Certa musica parla un linguaggio strano, senza significanti ben definiti e con referenti che è il nostro inconscio a stabilire; certa musica solletica il cervello, lo punta verso una direzione che non possiamo nemmeno identificare, lo tuffa in una vertigine che, ben lungi dall'essere caotica, è in realtà una costruzione architettata al millimetro. Qualcosa che ci arricchisce.

"We'll Talk About It Later" è un esempio di quella certa musica. Musica per i neuroni. Un album che l'ensemble riunito intorno a Carr registra in una manciata di giorni sotto l'influsso della vittoria al Festival Jazz di Montreaux. In quell'occasione i Nucleus avevano suonato un set di venti minuti trascinato da vari temi tutti diversi e concatenati, qualcosa che già era nelle loro corde già dal disco di esordio. E infatti nel loro secondo lavoro (presentato da un'altra bellissima cover, stavolta targata Roger Dean) le composizioni si dilatano, assumono una dinamicità e una spinta nuova e del tutto inaspettata, molto più colorata rispetto alla sobrietà e ai toni dimessi di "Elastic Rock". Cosa più importante, i nostri qui sono una vera band, un gruppo solido (e purtroppo effimero) che ruota soprattutto intorno al pirotecnico asse Jenkins - Spedding. Prendiamo "Song For The Bearded Lady": un inizio che già mette le sinapsi sull'attenti, un pezzo unico, partorito dall'oboista ma partecipato da tutti con un'energia quasi estatica. E' trascinante, riflessivo, metodico, vivo in tutto e per tutto.
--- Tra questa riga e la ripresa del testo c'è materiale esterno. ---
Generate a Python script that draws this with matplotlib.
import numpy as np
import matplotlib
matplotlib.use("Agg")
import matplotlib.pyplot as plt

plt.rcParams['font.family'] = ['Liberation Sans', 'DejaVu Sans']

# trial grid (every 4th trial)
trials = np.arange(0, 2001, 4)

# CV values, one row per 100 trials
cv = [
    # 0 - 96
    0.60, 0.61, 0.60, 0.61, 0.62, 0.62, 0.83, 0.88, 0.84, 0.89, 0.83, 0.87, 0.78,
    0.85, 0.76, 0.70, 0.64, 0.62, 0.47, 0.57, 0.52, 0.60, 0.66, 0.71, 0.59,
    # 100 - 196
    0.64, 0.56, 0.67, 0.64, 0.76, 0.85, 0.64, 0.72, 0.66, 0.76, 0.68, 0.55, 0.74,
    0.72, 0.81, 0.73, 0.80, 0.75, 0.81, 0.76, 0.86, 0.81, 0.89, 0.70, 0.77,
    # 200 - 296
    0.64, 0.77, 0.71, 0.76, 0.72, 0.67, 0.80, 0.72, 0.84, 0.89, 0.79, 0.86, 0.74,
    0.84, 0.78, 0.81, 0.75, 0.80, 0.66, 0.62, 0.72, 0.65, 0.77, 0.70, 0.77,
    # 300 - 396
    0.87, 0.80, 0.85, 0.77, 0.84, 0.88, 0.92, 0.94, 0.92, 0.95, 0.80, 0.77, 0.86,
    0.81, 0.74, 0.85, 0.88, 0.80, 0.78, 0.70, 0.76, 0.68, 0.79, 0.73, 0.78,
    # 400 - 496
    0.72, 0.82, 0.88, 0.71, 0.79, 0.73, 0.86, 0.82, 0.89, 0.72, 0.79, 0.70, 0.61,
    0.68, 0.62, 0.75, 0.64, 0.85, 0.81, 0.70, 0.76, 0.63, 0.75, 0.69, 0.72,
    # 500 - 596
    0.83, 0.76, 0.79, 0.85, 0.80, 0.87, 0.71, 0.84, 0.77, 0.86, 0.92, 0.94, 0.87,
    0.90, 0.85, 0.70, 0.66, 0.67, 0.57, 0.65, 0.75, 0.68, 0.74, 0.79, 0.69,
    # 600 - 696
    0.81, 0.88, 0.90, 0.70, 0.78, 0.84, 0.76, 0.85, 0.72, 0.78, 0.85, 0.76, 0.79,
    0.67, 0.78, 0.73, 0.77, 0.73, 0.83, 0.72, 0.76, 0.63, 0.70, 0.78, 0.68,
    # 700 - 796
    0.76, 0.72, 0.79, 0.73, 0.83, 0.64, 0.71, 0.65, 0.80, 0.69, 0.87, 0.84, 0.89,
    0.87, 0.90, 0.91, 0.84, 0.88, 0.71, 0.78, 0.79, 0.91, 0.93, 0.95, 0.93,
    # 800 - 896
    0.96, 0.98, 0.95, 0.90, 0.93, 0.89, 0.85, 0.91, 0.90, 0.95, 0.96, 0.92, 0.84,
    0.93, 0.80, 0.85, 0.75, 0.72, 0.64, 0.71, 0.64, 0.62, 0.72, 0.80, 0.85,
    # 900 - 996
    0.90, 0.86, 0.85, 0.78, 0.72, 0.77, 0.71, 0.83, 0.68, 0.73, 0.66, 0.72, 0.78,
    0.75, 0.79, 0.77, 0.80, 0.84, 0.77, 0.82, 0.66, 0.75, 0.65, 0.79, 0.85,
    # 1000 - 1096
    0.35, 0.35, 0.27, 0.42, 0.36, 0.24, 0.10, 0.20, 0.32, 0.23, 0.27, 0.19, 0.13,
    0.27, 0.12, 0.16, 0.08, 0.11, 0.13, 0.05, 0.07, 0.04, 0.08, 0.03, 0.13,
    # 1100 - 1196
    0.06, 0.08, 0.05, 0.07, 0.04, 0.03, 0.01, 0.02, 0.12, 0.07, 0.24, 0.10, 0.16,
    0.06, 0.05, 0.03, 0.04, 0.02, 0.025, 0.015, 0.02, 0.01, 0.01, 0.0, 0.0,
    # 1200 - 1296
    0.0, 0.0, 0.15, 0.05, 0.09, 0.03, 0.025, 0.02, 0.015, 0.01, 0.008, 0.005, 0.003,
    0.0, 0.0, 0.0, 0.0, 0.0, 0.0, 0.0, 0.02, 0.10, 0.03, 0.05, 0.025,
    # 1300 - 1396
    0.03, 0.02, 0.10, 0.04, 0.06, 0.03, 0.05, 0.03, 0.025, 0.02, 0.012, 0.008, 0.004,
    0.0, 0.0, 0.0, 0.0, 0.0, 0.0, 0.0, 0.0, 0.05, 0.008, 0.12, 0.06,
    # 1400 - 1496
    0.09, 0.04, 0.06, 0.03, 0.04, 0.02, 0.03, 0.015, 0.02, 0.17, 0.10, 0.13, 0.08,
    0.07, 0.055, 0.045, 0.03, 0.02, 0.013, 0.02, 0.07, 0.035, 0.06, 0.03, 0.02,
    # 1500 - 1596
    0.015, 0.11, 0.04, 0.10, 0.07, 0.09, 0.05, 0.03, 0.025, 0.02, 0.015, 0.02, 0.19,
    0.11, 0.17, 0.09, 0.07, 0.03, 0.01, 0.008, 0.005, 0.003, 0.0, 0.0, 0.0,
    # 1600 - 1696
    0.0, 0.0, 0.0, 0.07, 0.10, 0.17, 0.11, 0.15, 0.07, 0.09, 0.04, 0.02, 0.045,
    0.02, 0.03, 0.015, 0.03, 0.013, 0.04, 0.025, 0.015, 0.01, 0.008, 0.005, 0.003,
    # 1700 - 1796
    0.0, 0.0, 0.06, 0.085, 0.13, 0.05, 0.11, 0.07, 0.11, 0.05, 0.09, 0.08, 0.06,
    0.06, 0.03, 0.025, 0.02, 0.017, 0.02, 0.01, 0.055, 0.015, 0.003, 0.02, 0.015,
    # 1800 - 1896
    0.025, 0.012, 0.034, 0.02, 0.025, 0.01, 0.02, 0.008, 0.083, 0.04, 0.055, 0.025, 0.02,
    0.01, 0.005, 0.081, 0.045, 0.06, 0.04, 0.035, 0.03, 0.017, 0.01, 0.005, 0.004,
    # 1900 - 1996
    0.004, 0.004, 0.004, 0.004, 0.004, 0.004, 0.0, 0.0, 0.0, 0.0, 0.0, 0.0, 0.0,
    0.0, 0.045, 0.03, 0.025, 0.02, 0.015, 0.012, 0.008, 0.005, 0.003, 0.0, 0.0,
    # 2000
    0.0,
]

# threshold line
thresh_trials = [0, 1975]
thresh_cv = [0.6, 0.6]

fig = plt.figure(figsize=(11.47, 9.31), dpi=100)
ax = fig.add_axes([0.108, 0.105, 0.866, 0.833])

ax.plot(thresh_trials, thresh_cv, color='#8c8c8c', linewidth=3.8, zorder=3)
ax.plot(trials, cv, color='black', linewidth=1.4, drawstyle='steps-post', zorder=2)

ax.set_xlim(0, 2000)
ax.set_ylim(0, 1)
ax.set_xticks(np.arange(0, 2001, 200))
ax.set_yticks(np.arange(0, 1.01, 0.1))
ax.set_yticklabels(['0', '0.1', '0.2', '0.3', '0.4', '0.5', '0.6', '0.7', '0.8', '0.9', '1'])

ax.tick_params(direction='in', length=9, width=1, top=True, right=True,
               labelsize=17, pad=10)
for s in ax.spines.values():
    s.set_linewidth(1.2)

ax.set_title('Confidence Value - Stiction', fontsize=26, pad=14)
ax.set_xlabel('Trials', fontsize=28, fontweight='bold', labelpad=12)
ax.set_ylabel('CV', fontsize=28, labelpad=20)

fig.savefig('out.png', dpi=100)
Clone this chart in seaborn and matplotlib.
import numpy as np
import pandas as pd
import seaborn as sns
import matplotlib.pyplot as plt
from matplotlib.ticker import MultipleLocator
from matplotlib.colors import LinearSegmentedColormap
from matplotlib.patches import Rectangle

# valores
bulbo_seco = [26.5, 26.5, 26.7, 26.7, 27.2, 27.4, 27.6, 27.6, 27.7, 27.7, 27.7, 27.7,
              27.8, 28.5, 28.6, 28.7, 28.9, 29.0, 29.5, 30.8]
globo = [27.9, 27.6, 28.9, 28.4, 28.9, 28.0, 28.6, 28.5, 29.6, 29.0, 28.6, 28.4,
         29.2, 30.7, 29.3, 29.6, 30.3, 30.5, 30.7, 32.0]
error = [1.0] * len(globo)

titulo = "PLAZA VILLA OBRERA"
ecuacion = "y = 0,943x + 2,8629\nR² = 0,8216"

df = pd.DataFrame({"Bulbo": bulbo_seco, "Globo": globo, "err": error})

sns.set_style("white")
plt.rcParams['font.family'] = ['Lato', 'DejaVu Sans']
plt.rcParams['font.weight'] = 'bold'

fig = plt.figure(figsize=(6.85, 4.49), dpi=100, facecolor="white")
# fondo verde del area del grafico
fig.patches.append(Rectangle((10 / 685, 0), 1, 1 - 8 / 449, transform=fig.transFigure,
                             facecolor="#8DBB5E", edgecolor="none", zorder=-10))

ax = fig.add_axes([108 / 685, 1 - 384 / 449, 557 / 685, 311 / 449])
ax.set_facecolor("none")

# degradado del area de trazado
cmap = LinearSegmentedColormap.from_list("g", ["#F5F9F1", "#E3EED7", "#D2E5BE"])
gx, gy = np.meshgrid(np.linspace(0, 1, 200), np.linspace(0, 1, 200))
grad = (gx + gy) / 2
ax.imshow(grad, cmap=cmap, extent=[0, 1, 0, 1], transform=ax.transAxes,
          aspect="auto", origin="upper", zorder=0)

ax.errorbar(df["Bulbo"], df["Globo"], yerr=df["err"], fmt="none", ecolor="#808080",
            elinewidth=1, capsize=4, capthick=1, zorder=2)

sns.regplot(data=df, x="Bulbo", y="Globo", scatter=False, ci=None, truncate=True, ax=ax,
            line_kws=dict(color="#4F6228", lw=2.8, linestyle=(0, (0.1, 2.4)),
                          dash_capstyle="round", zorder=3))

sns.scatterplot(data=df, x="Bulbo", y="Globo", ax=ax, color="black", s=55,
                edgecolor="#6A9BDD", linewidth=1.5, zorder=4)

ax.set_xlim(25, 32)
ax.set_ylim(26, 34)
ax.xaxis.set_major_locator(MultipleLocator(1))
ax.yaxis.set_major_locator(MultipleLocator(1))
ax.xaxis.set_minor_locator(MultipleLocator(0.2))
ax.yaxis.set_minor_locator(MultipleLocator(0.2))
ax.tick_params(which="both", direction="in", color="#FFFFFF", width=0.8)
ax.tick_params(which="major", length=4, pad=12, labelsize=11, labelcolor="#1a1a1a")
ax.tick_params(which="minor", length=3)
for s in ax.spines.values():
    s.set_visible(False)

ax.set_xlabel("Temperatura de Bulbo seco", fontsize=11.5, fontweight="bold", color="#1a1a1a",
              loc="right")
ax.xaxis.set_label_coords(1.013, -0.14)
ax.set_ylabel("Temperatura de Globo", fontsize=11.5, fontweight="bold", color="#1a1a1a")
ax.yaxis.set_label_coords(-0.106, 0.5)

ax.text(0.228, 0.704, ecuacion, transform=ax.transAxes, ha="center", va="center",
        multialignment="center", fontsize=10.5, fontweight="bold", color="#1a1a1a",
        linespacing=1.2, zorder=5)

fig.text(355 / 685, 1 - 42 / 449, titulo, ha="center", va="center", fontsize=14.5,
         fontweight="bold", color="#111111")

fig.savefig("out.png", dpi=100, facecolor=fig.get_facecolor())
La caratteristica di "We'll Talk" è proprio questa sua vitalità cangiante, cerebrale eppure diretta, complessa eppure perfettamente equilibrata: in questo senso i solismi non sono mai fine a sé stessi, ma sono cullati, motivati, come nella solidissima "Sun Child", guidata dall'oboe, che tra l'altro fa emergere la polipesca e raffinata abilità di John Marshall, uno che dietro alle pelli fa quello che vuole. A conferma del fatto che nella categoria del jazz-rock i Nucleus ci stanno proprio stretti c'è il tocco esotico e delicato di "Lullaby For a Lonely Child" : retto dai fiati di Carr e Brian Smith, ciò che lo caratterizza maggiormente è però il sorprendente bouzouki (una specie di banjo alla greca) suonato da Spedding, che ci accarezza la coscienza con ficcante gentilezza. E poi ancora energia pulsante nelle title track, dove in prima linea è ancora Spedding, che non ha l'esplosività tecnica di Allan Holdsworth ma ha un gusto per le cesellature e le finezza ritmiche che ci fa crollare in ginocchio inebriati. I poderosi botta e risposta tra lui e Jenkins cementati da Marshall sono vera manna per le orecchie e per ciò che ci sta in mezzo, e manna sono gli sperimentalismi ritmici e atmosferici di "Oasis", quasi dieci minuti di racconto mentale, ipnosi in cui il suono rotondo della tromba si incrocia con lo strillo dell'oboe. Ma abbiamo anche la freschezza, l'agilità e l'apparente cialtroneria di "Ballad Of Joe Pimp", uno dei pochissimi brani cantati della band, sbalorditivo omaggio e "giù il cappello" per il baffo Frank e il suo pappone di "Hot Rats". Credo che la voce sia di Spedding (già cantante su "Mantle Piece" del progetto Battered Ornaments) che si esibisce anche in "controcanti" con chitarre sovraincise  e wah-wah.

Il finale è corale, figlio maggiore di "Battle of Boogaloo", rutilante e poderoso. "Easter 1916", ispirata ai moti irlandesi di quell'anno, è una vera e propria maratona, e come tale ha la sua vita e la sua progressione: tutti in pista al via, lanciati in un'improvvisazione all'inizio guidata, poi sciolta e fiammante, c'è anche una voce roca e particolare che diviene strumento essa stessa. Poi pian piano si delineano le posizioni, e gli strumenti scivolano lontano; prima lascia la voce, poi la chitarra, il basso, alla fine i duellanti rimangono in due, sax e batteria, a rincorrersi, cercarsi, sfidarsi ed evitarsi. La spunta Marshall, suo il proscenio, quaranta secondi di lucida foga batteristica, rullata e stop.

Questo liquido sonoro è linfa per i cervelli attenti; un disco unico che si riscopre, e vi riscopre, ogni volta. Non posso garantire i miracoli, ma il suo ascolto può essere anche capace di cambiarvi una giornata. In cosa non so dirlo, ma di sicuro in meglio.

Grazie, Ian, e buona notte (25 febbraio 2009).